Por Javier Iván Parra Foto Diego Pérez / EFE
El Tiempo
La más reciente y muy extensa novela del ‘Rey de Redonda’ (Berta Isla), cuya trama se extiende desde 1969 hasta finales del siglo XX, reúne los elementos esenciales de toda su obra, sembrados casi en su totalidad en Mañana en la batalla piensa en mí.
Ahí están la soledad, la política, el espionaje, la relación de pareja (es decir, el matrimonio), el engaño – “Vivir en el engaño es fácil y es nuestra condición natural”–, la casualidad como móvil suficiente para desviar el curso de una vida, la cotidianidad asaltada por algo absurdo, los infaltables guiños a Shakespeare, concretamente al drama histórico Enrique V (aunque en esta oportunidad también Balzac es motivo de juego literario), pero sobre todo, esa idea tan suya de que la vida tiene un sentido trágico, de que nada ocurre por necesidad, pero que lo que ocurre, por tonto que sea o por mucho que se hubiera podido evitar, es irreversible y sus consecuencias pueden ser desproporcionadas.
Y eso es precisamente lo que le pasó a Tomás Nevinson, uno de los dos protagonistas de la novela. Solo por pasar una noche con una mujer, Janet Jefferys, una noche que no tendría por qué dejar ninguna secuela, se metió en la grande, arruinó su matrimonio y dañó su vida y la de su esposa, Berta Isla:
“Qué estúpidos son los días, qué estúpido puede ser cualquier día, uno ignora cuál y se adentra festivamente en el que debería haber evitado, no hay forma de adivinar cuál será el de la maldición y tajo y fuego, el de la garganta del mar y el que lo quiebra todo… Y qué estúpidos, qué fútiles los pasos de ese día en el que no debería haber dado ninguno”.
La novela, rica en pasajes líricos y en vuelo metafísico, insinúa una trama detectivesca, sobre todo al comienzo, por el misterioso asesinato de Janet; pero por ahí no van los ternos, porque eso se vuelve dato escondido en elipsis; es decir, ni se resuelve ni tiene caso que se resuelva. La culpa le cae a Tomás y ya, a no ser que ceda a un chantaje, no de cualquier hamponcete ni mafioso, sino nada menos que del mismísimo Estado inglés. ¡Y cedió!
Tomás se ve abocado a vivir como una veleta, cambiando permanentemente de identidad y de apariencia. Nunca se imaginó que tener la habilidad para imitar acentos y registros dialectales, así como hablar perfectamente varias lenguas, se fuera a convertir en su propia cárcel. A cambio, pues, de no ser acusado de un asesinato que no cometió, pero que nadie le va a creer que no cometió, porque todo lo incrimina, se convierte en espía (también lo llaman ‘topo’) para su gobierno, y con el tiempo será declarado desaparecido.

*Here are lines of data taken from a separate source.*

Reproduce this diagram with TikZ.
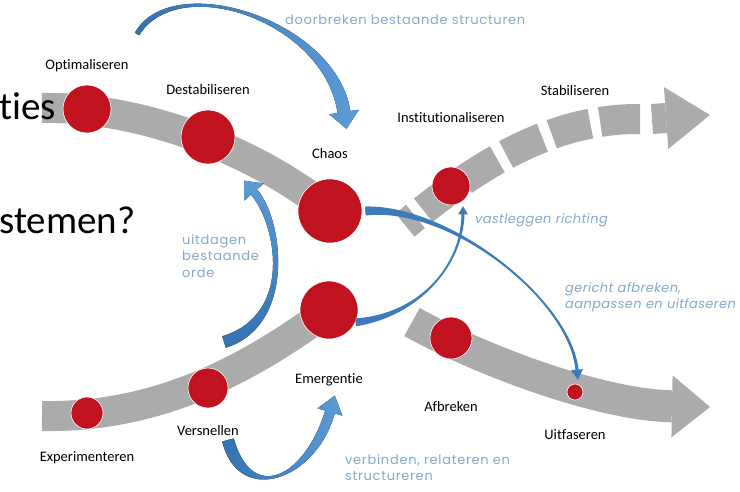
\documentclass[tikz,border=0pt]{standalone}
\usepackage{fontspec}
\setmainfont{Carlito}[Ligatures=NoCommon]
\newfontfamily\notefont{Poppins}[LetterSpace=5.5, ItalicFeatures={LetterSpace=3}]
\usetikzlibrary{calc,positioning,arrows.meta,backgrounds}

\definecolor{dotred}{HTML}{C1121F}
\definecolor{bandgray}{HTML}{ABABAB}
\definecolor{flowdark}{HTML}{3571B0}
\definecolor{flowlight}{HTML}{5C9BD6}
\definecolor{linkblue}{HTML}{3D7BBA}
\definecolor{notecol}{HTML}{84A9CE}

% tapered blue arrow: style, name, widths at tail/c1/c2/end, head half width, head length
\newcommand\bluearc[8][flow]{%
  \path ($(#2-t)!#3!90:(#2-a)$) coordinate (#2-tl)
        ($(#2-t)!#3!-90:(#2-a)$) coordinate (#2-tr)
        ($(#2-t)!#4!90:(#2-a)$) coordinate (#2-al)
        ($(#2-t)!#4!-90:(#2-a)$) coordinate (#2-ar)
        ($(#2-e)!#5!-90:(#2-b)$) coordinate (#2-bl)
        ($(#2-e)!#5!90:(#2-b)$) coordinate (#2-br)
        ($(#2-e)!#6!-90:(#2-b)$) coordinate (#2-el)
        ($(#2-e)!#6!90:(#2-b)$) coordinate (#2-er)
        ($(#2-e)!#7!-90:(#2-b)$) coordinate (#2-hl)
        ($(#2-e)!#7!90:(#2-b)$) coordinate (#2-hr)
        ($(#2-e)!-#8!(#2-b)$) coordinate (#2-tip);
  \fill[#1] (#2-tl) .. controls ($(#2-a)+(#2-al)-(#2-t)$) and ($(#2-b)+(#2-bl)-(#2-e)$) .. (#2-el)
    -- (#2-hl) -- (#2-tip) -- (#2-hr) -- (#2-er)
    .. controls ($(#2-b)+(#2-br)-(#2-e)$) and ($(#2-a)+(#2-ar)-(#2-t)$) .. (#2-tr) -- cycle;
}

\begin{document}
\begin{tikzpicture}[
  x=1pt, y=-1pt,
  dot/.style={circle, fill=dotred, draw=white, line width=0.6pt, inner sep=0pt},
  stage/.style={font=\fontsize{14.5}{16}\selectfont, inner sep=0pt, text height=10pt, text depth=3pt},
  note/.style={font=\notefont\fontsize{13}{16.5}\selectfont, text=notecol, inner sep=0pt, align=left},
  noteit/.style={note, font=\notefont\itshape\fontsize{13}{16}\selectfont},
  slide/.style={font=\fontsize{39}{44}\selectfont, inner sep=0pt, anchor=base west},
  band/.style={bandgray, line width=30pt},
  head/.style={-{Triangle[length=#1, width=62pt, line width=0pt]}},
  flow/.style={left color=flowdark, right color=flowlight},
  flowup/.style={bottom color=flowdark, top color=flowlight},
  link/.style={fill=linkblue}
]
\path[use as bounding box, clip] (0,0) rectangle (740,491);

\node[slide] (ties) at (-1,119) {ties};
\node[slide] (stemen) at (-1,233) {stemen?};

\node[dot, minimum size=48pt] (opt) at (87,109) {};
\node[dot, minimum size=54pt] (destab) at (208,137) {};
\node[dot, minimum size=64pt] (chaos) at (330,211) {};
\node[dot, minimum size=38pt] (inst) at (451,186) {};
\node[dot, minimum size=58pt] (emerg) at (329,310) {};
\node[dot, minimum size=40pt] (versn) at (208,388) {};
\node[dot, minimum size=32pt] (exper) at (87,413) {};
\node[dot, minimum size=42pt] (afbr) at (451,338) {};
\node[dot, minimum size=16pt] (uitf) at (575,392) {};

\node[stage, above=12.5pt of opt] {Optimaliseren};
\node[stage, above=12.5pt of destab] {Destabiliseren};
\node[stage, above=17.5pt of chaos] {Chaos};
\node[stage, above=41.5pt of inst] {Institutionaliseren};
\node[stage] (stab) at (575,92) {Stabiliseren};
\node[stage, below=33.5pt of emerg] {Emergentie};
\node[stage, below=16.5pt of versn] {Versnellen};
\node[stage, below=21.5pt of exper] {Experimenteren};
\node[stage, below=41.5pt of afbr] {Afbreken};
\node[stage, below=28.5pt of uitf] {Uitfaseren};

\coordinate (upstart) at (42,108);
\coordinate (lowstart) at (42,416);
\coordinate (downstart) at (412,322);
\coordinate (downtip) at (710,407);
\coordinate (dashend) at (640,119);
\coordinate (dashstart) at (405,225);
\coordinate (stabfoot) at (652,119);
\coordinate (stabtip) at (710,115);

\begin{scope}[on background layer]
\draw[band] (upstart) .. controls (140,106) and (255,150) .. (chaos.center);
\draw[band] (lowstart) .. controls (160,418) and (250,368) .. (emerg.center);
\draw[band, line width=32pt, head=38pt] (downstart) .. controls (480,360) and (600,405) .. (downtip);
\draw[band, dash pattern=on 40pt off 10pt] (dashend) .. controls (540,118) and (460,180) .. (dashstart);
\draw[band, head=44pt] (stabfoot) -- (stabtip);
\end{scope}

\coordinate (br-t) at (137,34);
\coordinate (br-a) at (175,-30);
\coordinate (br-b) at (330,20);
\coordinate (br-e) at (344,112);
\bluearc{br}{2.5pt}{4pt}{6pt}{6.5pt}{15pt}{17pt}

\coordinate (ud-t) at (224,342);
\coordinate (ud-a) at (295,320);
\coordinate (ud-b) at (280,222);
\coordinate (ud-e) at (254,192);
\bluearc[flowup]{ud}{6pt}{5.5pt}{4.5pt}{4pt}{13pt}{15pt}

\coordinate (vb-t) at (228,440);
\coordinate (vb-a) at (245,505);
\coordinate (vb-b) at (310,480);
\coordinate (vb-e) at (330,412);
\bluearc{vb}{6pt}{7pt}{6pt}{5pt}{13pt}{17pt}

\coordinate (gr-t) at ($(chaos.east)+(3pt,0pt)$);
\coordinate (gr-a) at (450,205);
\coordinate (gr-b) at (570,300);
\coordinate (gr-e) at ($(uitf.north)+(2pt,14pt)$);
\bluearc[link]{gr}{4.5pt}{0.9pt}{1pt}{1.6pt}{6pt}{10pt}

\coordinate (vl-t) at (emerg.-25);
\coordinate (vl-a) at (420,315);
\coordinate (vl-b) at (462,265);
\coordinate (vl-e) at ($(inst.south)+(12pt,-9pt)$);
\bluearc[link]{vl}{4pt}{0.8pt}{1pt}{1.5pt}{5pt}{8pt}

\node[note, anchor=west] (breaknote) at (285,20) {doorbreken bestaande structuren};
\node[noteit, anchor=west] (fixnote) at (475,220) {vastleggen richting};
\node[noteit, anchor=north west] (phasenote) at (565,282) {gericht afbreken,\\aanpassen en uitfaseren};
\node[note, anchor=north west] (ordernote) at (182,234) {uitdagen\\bestaande\\orde};
\node[note, anchor=north west] (linknote) at (345,454) {verbinden, relateren en\\structureren};
\end{tikzpicture}
\end{document}
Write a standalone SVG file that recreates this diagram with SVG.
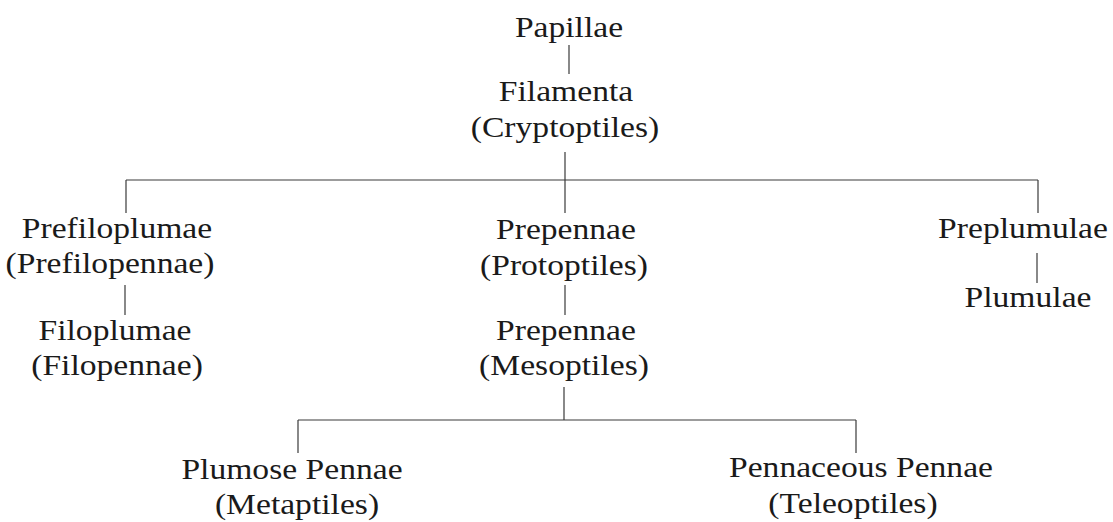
<svg xmlns="http://www.w3.org/2000/svg" width="1113" height="522" viewBox="0 0 1113 522">
<style>
  .ln { stroke: #3a3a3a; stroke-width: 1.2; fill: none; }
</style>
<rect width="1113" height="522" fill="#ffffff"/>
<g id="connectors">
  <line class="ln" x1="569" y1="45" x2="569" y2="74"/>
  <line class="ln" x1="565" y1="152" x2="565" y2="180"/>
  <line class="ln" x1="126" y1="180" x2="1038" y2="180"/>
  <line class="ln" x1="126" y1="180" x2="126" y2="213"/>
  <line class="ln" x1="565" y1="180" x2="565" y2="213"/>
  <line class="ln" x1="1038" y1="180" x2="1038" y2="213"/>
  <line class="ln" x1="125" y1="285" x2="125" y2="315"/>
  <line class="ln" x1="565" y1="285" x2="565" y2="315"/>
  <line class="ln" x1="1037" y1="253" x2="1037" y2="283"/>
  <line class="ln" x1="564" y1="387" x2="564" y2="420"/>
  <line class="ln" x1="298" y1="420" x2="856" y2="420"/>
  <line class="ln" x1="298" y1="420" x2="298" y2="453"/>
  <line class="ln" x1="856" y1="420" x2="856" y2="453"/>
</g>
<g id="nodes" font-family="Liberation Serif, Times New Roman, serif" font-size="30" fill="#1a1a1a" text-anchor="middle">
<g id="papillae"><text transform="translate(569 37) scale(1.12 1)">Papillae</text></g>
<g id="filamenta">
  <text transform="translate(566 101) scale(1.12 1)">Filamenta</text>
  <text transform="translate(565 137) scale(1.12 1)">(Cryptoptiles)</text>
</g>
<g id="prefiloplumae">
  <text transform="translate(117 238) scale(1.12 1)">Prefiloplumae</text>
  <text transform="translate(110 273) scale(1.12 1)">(Prefilopennae)</text>
</g>
<g id="filoplumae">
  <text transform="translate(115 340) scale(1.12 1)">Filoplumae</text>
  <text transform="translate(117 375) scale(1.12 1)">(Filopennae)</text>
</g>
<g id="prepennae-protoptiles">
  <text transform="translate(566 239) scale(1.12 1)">Prepennae</text>
  <text transform="translate(564 275) scale(1.12 1)">(Protoptiles)</text>
</g>
<g id="prepennae-mesoptiles">
  <text transform="translate(566 340) scale(1.12 1)">Prepennae</text>
  <text transform="translate(564 375) scale(1.12 1)">(Mesoptiles)</text>
</g>
<g id="preplumulae"><text transform="translate(1023 238) scale(1.12 1)">Preplumulae</text></g>
<g id="plumulae"><text transform="translate(1028 307) scale(1.12 1)">Plumulae</text></g>
<g id="plumose-pennae">
  <text transform="translate(292 479) scale(1.12 1)">Plumose Pennae</text>
  <text transform="translate(297 514) scale(1.12 1)">(Metaptiles)</text>
</g>
<g id="pennaceous-pennae">
  <text transform="translate(861 477) scale(1.12 1)">Pennaceous Pennae</text>
  <text transform="translate(853 513) scale(1.12 1)">(Teleoptiles)</text>
</g>
</g>
</svg>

A partir de ahí, la plausible novela policiaca deviene psicológica, por cuanto sus páginas se llenan con todos los pensamientos (de hecho, la obra es prácticamente un extenso monólogo interior pespunteado por unos cuantos diálogos que le dan fuelle) que embargan a Berta Isla, con motivo de la desaparición de su marido.
Allí Marías explora la mente de una mujer asediada por la incertidumbre, que al parecer es el peor de los estados emocionales. ¿Habrá muerto Tomás?, y, si fue así, ¿cuándo, cómo y dónde? Y si está vivo, ¿en qué condiciones está?, ¿volverá? ¿Por qué no se comunica? En tal estado de zozobra se le van los años a la mujer (y a nosotros las horas de lectura), que sobrevive como puede en su soledad, en su aislamiento… el aislamiento de Berta Isla.